The final – and possibly the greatest – problem with economics is that we pursue wealth instead of wellbeing. The neoliberal assumption that they equate to the same thing is utterly wrong.
Humans have a complex psychology – which is something I’m exploring in my PhD thesis – and our understanding and expression of our desires and interests is far from being a black and white issue.
Basically, we often don’t know what makes us happy. Most of us are really quite at a loss as to how to promote lasting happiness – or wellbeing – and instead chase fleeting happiness – or pleasure.
I’m sure all of us can recall countless times when we’ve prioritised some activity that will bring us immediate pleasure – eating a sweet or fatty meal, drinking a lot of alcohol, sleeping with someone opportunistically – that has ultimately brought us greater unhappiness in the long run.
And many of us report that we’re stressed, anxious, that we feel under pressure at work and at home, that we’re afraid we might not be able to afford the rent/mortgage/credit card repayments, afraid we might lose our job – even if we don’t like our job very much. We report that our lives lack deeper meaning and purpose, and that we feel isolated, even when surrounded by friends.
One of the greatest misconceptions in popular psychology is that more pleasurable experiences will lead to greater wellbeing. Sadly, this is simply not how our psychology works.
Instead, chasing pleasure often involves working more, being more stressed, having less free time, and we end up buying things that give us fleeting bursts of pleasure and then fade away. Our psychology is built to normalise our experiences – even pleasurable ones – so even that shiny new sports car fades into the background in a surprisingly short amount of time, yielding little ongoing pleasure.
This is the very definition of the hedonic treadmill: we have to keep running just to stay where we are. And many of us are kept miserable because of it.
In fact, it turns out wellbeing is promoted more by a lack of negative emotions than an abundance of positive emotions. Someone who lives without stress, without fear, without anxiety, is far more likely to be happier more often than someone who works in a high-paying, high-stress job, and who spends far more on pleasurable goods and experiences.
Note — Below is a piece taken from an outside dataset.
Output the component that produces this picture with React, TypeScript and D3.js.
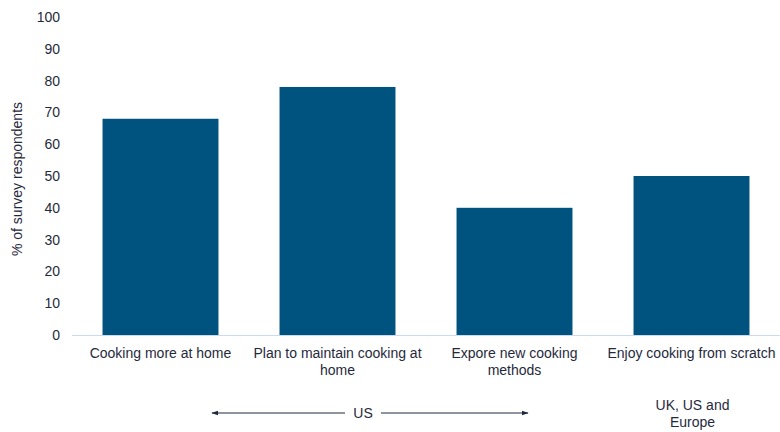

Yet our economy is built around the hedonic treadmill. Despite the neoliberal assertion that the market fundamentally serves our desires, it’s actually working against them. The market only serves to push our our surface pleasure buttons, but it leaves our lasting wellbeing listing.
This is what is wrong with the system – at least in terms of economics. Certainly, inequality is bad – particularly because it prevents lower income individuals from having access to the opportunities to steer their life the way they’d like. But even worse is that the promise of the free market to make us happy is illusory.
This is not to say that the market should be scrapped. I am certainly not advocating centrally-planned economies. The market is a wonderful tool. All I’m suggesting is that we’re using it wrong.
In the next post I’ll cover the second of the three big problems with ‘the system’: politics, particularly with the failure for the 20th century relics of the Left and Right to offer genuine solutions to 21st century problems for 21st century (i.e. post-baby boomer) people. Then I’ll move on to the third: ‘society’, which will touch on some of the points raised here about the hedonic treadmill, and ask: what is it we want from life, what do we want from society? And suggest whatever that is (and terribly few are even asking), it’s not delivering.
Finally, I’ll offer my three solutions. But I think one 1,300 post at a time is quite enough for all of us.